Having started woefully and given their vistors a 2 goal start Keith Hill's side rallied in the second period but couldn't find a way through a determined Bury rearguard so yet again it is the away side that wins the derby in this particular area of Lancashire.
Not suprisingly having done so well on their travels at Shrewsbury and Darlington the home side was unchanged but in the opening minutes they were like strangers, giving the ball away cheaply and leaving alrming gaps at the back.
As early as the 1st minute former Bury man Tom Kennedy did brilliantly to block Andy Bishop's effort after former Dale triallist had wriggled into the box.
If that was a warning it wasn't heeded a minute later as a simple header found a gap as wide as the M62 in the home rearguard and Mangan raced into it before slamming the ball past the onrushing and unprotected James Spencer.
If that was bad start it got worse on 12 minutes as Lee Bullock dispossed John Doolan far too easily fed the ball to the always lively Nicky Adams who got lucky seeing his underhit shot take a massive deflection off Kelvin Lomax to completely wrongfoot Spencer as it rolled into the net.

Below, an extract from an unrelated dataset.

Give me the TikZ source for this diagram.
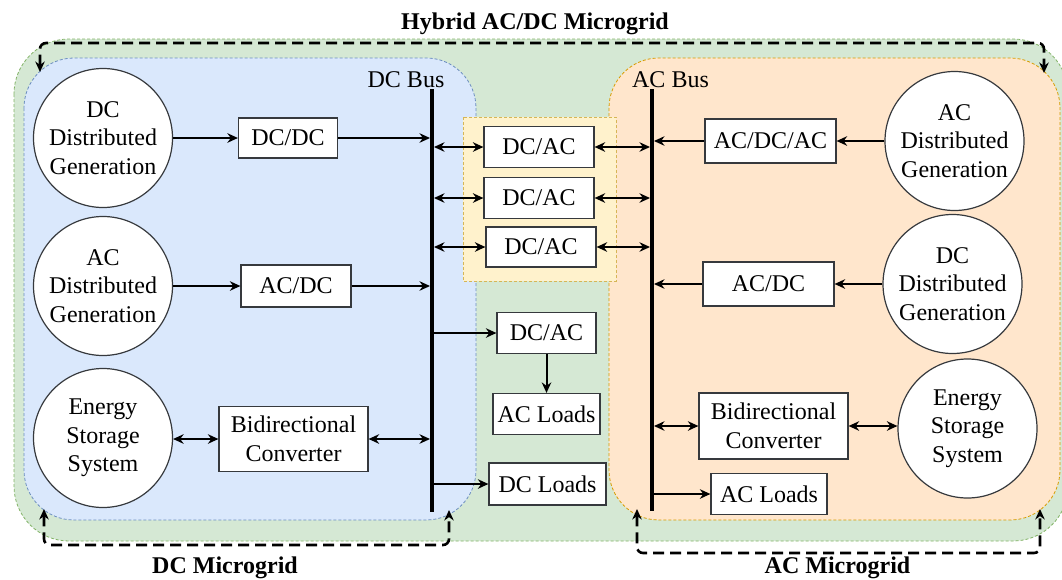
\documentclass[tikz,border=0pt]{standalone}
\usepackage{fontspec}
\setmainfont{Liberation Serif}
\usetikzlibrary{arrows.meta}
\definecolor{grnF}{HTML}{D5E8D4}
\definecolor{grnL}{HTML}{82B366}
\definecolor{bluF}{HTML}{DAE8FC}
\definecolor{bluL}{HTML}{6C8EBF}
\definecolor{orgF}{HTML}{FFE6CC}
\definecolor{orgL}{HTML}{D79B00}
\definecolor{ylwF}{HTML}{FFF2CC}
\definecolor{ylwL}{HTML}{D6B656}
\definecolor{boxL}{HTML}{36393D}
\tikzset{
  region/.style={line width=0.8pt, dash pattern=on 3pt off 2pt},
  box/.style={draw=boxL, fill=white, line width=1.2pt, inner sep=0pt, align=center,
    font=\fontsize{24}{28.5}\selectfont},
  circ/.style={circle, draw=boxL, fill=white, line width=1.2pt, inner sep=0pt,
    minimum size=139pt, align=center, font=\fontsize{24}{28.5}\selectfont},
  tipA/.tip={Stealth[length=10.5pt,width=9.5pt]},
  conn/.style={line width=2pt, -tipA},
  biconn/.style={line width=2pt, tipA-tipA},
  bus/.style={line width=4.2pt},
  lbl/.style={font=\fontsize{24}{28.5}\selectfont, inner sep=0pt},
  ttl/.style={font=\fontsize{24}{28.5}\selectfont\bfseries, inner sep=0pt},
  bracket/.style={line width=2.6pt, dash pattern=on 11pt off 6pt, rounded corners=6pt, tipA-tipA}
}
\begin{document}
\begin{tikzpicture}[x=1pt,y=-1pt]
\useasboundingbox (0,0) rectangle (1062,579);
\clip (0,0) rectangle (1062,579);

% microgrid areas
\draw[region, draw=grnL, fill=grnF, rounded corners=55pt] (14,39) rectangle (1068,541);
\draw[region, draw=bluL, fill=bluF, rounded corners=50pt] (24,58) rectangle (476,520);
\draw[region, draw=orgL, fill=orgF, rounded corners=50pt] (609,58) rectangle (1060,520);
\draw[region, draw=ylwL, fill=ylwF] (463,117) rectangle (616,281);

% buses
\coordinate (dcbT) at (432,89);
\coordinate (dcbB) at (432,512);
\coordinate (acbT) at (652,89);
\coordinate (acbB) at (652,511);
\draw[bus] (dcbT) -- (dcbB);
\draw[bus] (acbT) -- (acbB);
\node[lbl, anchor=base] (dcbl) at (406,87) {DC Bus};
\node[lbl, anchor=base] (acbl) at (670.5,87) {AC Bus};

% DC side
\node[circ] (dgdc) at (103,138) {DC\\Distributed\\Generation};
\node[circ] (dgac) at (103,286) {AC\\Distributed\\Generation};
\node[circ] (essl) at (103,438) {Energy\\Storage\\System};
\node[box, minimum width=99pt, minimum height=40pt] (dcdc) at (288,138) {DC/DC};
\node[box, minimum width=110pt, minimum height=42pt] (acdcl) at (296,286) {AC/DC};
\node[box, minimum width=149pt, minimum height=65pt] (bdl) at (293.5,439) {Bidirectional\\Converter};

% interlinking and central loads
\node[box, minimum width=110pt, minimum height=41pt] (dcac1) at (539,147) {DC/AC};
\node[box, minimum width=110pt, minimum height=41pt] (dcac2) at (539,198) {DC/AC};
\node[box, minimum width=110pt, minimum height=40pt] (dcac3) at (541,247) {DC/AC};
\node[box, minimum width=99pt, minimum height=41pt] (dcac4) at (546.5,333) {DC/AC};
\node[box, minimum width=107pt, minimum height=41pt] (acld1) at (546.5,414) {AC Loads};
\node[box, minimum width=117pt, minimum height=42pt] (dcld) at (547.5,484) {DC Loads};

% AC side
\node[circ] (dgacr) at (954.5,141) {AC\\Distributed\\Generation};
\node[circ] (dgdcr) at (952.5,284) {DC\\Distributed\\Generation};
\node[circ] (essr) at (967.5,428.5) {Energy\\Storage\\System};
\node[box, minimum width=131pt, minimum height=44pt] (acdcac) at (770.5,141) {AC/DC/AC};
\node[box, minimum width=131pt, minimum height=44pt] (acdcr) at (768.5,284) {AC/DC};
\node[box, minimum width=149pt, minimum height=66pt] (bdr) at (773.5,426) {Bidirectional\\Converter};
\node[box, minimum width=116pt, minimum height=41pt] (acld2) at (769,494) {AC Loads};

% DC side connectors
\draw[conn] (dgdc.east) -- (dcdc.west);
\draw[conn, shorten >=2pt] (dcdc.east) -- (dcdc.east -| dcbT);
\draw[conn] (dgac.east) -- (acdcl.west);
\draw[conn, shorten >=2pt] (acdcl.east) -- (acdcl.east -| dcbT);
\draw[biconn] (bdl.west -| essl.east) -- (bdl.west);
\draw[biconn, shorten >=2pt] (bdl.east) -- (bdl.east -| dcbT);

% interlinking converters
\foreach \c in {dcac1,dcac2,dcac3}{
  \draw[biconn, shorten <=2pt] (\c.west -| dcbT) -- (\c.west);
  \draw[biconn, shorten >=2pt] (\c.east) -- (\c.east -| acbT);
}
\draw[conn] (dcac4.west -| dcbT) -- (dcac4.west);
\draw[conn] (dcac4.south) -- (acld1.north);
\draw[conn] (dcld.west -| dcbT) -- (dcld.west);

% AC side connectors
\draw[conn] (dgacr.west) -- (acdcac.east);
\draw[conn, shorten >=2pt] (acdcac.west) -- (acdcac.west -| acbT);
\draw[conn] (dgdcr.west) -- (acdcr.east);
\draw[conn, shorten >=2pt] (acdcr.west) -- (acdcr.west -| acbT);
\draw[biconn, shorten <=2pt] (bdr.west -| acbT) -- (bdr.west);
\draw[biconn] (bdr.east) -- (bdr.east -| essr.west);
\draw[conn] (acld2.west -| acbT) -- (acld2.west);

% grouping brackets
\coordinate (hybA) at (40,72);
\coordinate (hybB) at (40,43);
\coordinate (hybC) at (1044,43);
\coordinate (hybD) at (1044,73);
\draw[bracket] (hybA) -- (hybB) -- (hybC) -- (hybD);
\node[ttl, anchor=base] (thyb) at (535,29) {Hybrid AC/DC Microgrid};

\coordinate (dcgA) at (44,509);
\coordinate (dcgB) at (44,545);
\coordinate (dcgC) at (449,545);
\coordinate (dcgD) at (449,510);
\draw[bracket] (dcgA) -- (dcgB) -- (dcgC) -- (dcgD);
\node[ttl, anchor=base] (tdc) at (225,573) {DC Microgrid};

\coordinate (acgA) at (637,509);
\coordinate (acgB) at (637,553);
\coordinate (acgC) at (1040,553);
\coordinate (acgD) at (1040,509);
\draw[bracket] (acgA) -- (acgB) -- (acgC) -- (acgD);
\node[ttl, anchor=base] (tac) at (837.5,573.5) {AC Microgrid};
\end{tikzpicture}
\end{document}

After 20 minutes or so, without actually flowing the homeside managed to steady the ship and began to make chances as Glenn Murray saw his header from an Adam Rundle cross saved and his shot from a LeFondre cross go narrowly wide. after a spot of head tennis leFondre saw his byicycle kick go narrowly wide and just before the break Murray hit the side netting from 12 yards when perhaps he should have done better.
Manager Keith Hill made changes at half time bringing on Kallum Higginbotham and Rory Prendergast for Ben Muirhead and Adam Rundle and the performance was better and might on another day have seen a complete turnaround.
In the early moments of the half Murray steered an effort agonisingly wide and LeFondre saw his header from a corner cleared off the line by Dave Challinor.
Then on 58 minutes Bury keeper Jim Provett made a spectacular save to keep out a 35 yard rocket from Lomax.
Deservedly Dale reduced the deficit on 61minutes, having pinned Bury back Kennedy crossed from the right and Rory McArdle rose highest to head past Provett from 8 yards. Game on.
Bury should have put the game beyond Dale on 69 minutes as substitute Glynn Hurst looking offside was allowed a run on goal and lobbed the advancing Spencer and the frame of the goal.
The final minutes as indeed most of the second period was a case of one way traffic and Bury defending as if their lives depended on it and the nearest we saw to an equaliser despite the non-stop pressure was another McArdle header and a driven croos by LeFondre that flashed acxross the face of goal.
For now the local bragging rights have headed off down the A57.